W IS FOR WIDEN.  TA widens the limits of the Child’s world.  When the tendency to understand the Child’s present behavior is to look to the past, focus on the future payoff.  When there is an over-focus on what the Child is doing, ask what the Adult and Parent are doing.  When a person says that scripts end with death, stretch it to end when the will is read.  Have it begin with the grandparents, not the parents.  See if the Child’s game is four-handed, instead of two-handed.  When the limits are stated, ask what’s on either side of the limits.  Berne got the overview and perspective of an idea, asked of what series did it belong, and then added to either side.

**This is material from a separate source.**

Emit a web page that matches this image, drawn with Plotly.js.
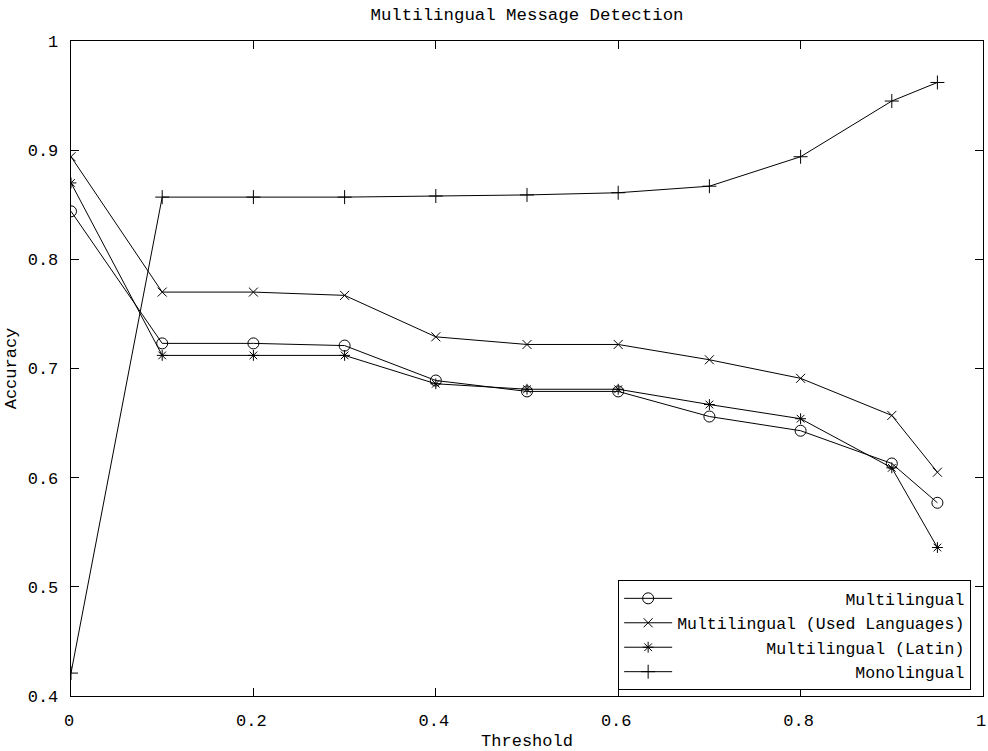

X IS FOR EXCEPTION.  The rebel Child thrills at being the defiant exception in the game of “Me Too,” and resisting the “Corner” game of conformity to the prevailing power.  Berne took on the “thinking is bad” and “therapy must be serious” convictions of the prevailing psychoanalytic power and developed TA.  When therapists told patients “work out your problems, then get well,” Berne told them “get well first, then work out your problems.” The gutty Child will defy both the developing trends of Parental canon and dogma, or the intoxicating persuasion of the Child’s “Me Too” game in any system, including TA.  When Berne saw that the tallied vote was unanimous for something, he would promptly cast the lone vote against it, to prevent an unhealthy situation from developing.  No system can “rest on its oars” to use Toynbee’s term in A Study of History.  An idea that will be appealing to the Child is one that’s not overcomplete, so he can fill in some blanks himself, as in “Y” below.


Z IS FOR ZZZZZ.  This is the sound of the sleeping Child after having his needs discounted in an article, both in the writing style and the dearth of original ideas or angles.  The Adult and Parent may be working on the article trying to derive some merit from it, but the Child is asleep while that is going on.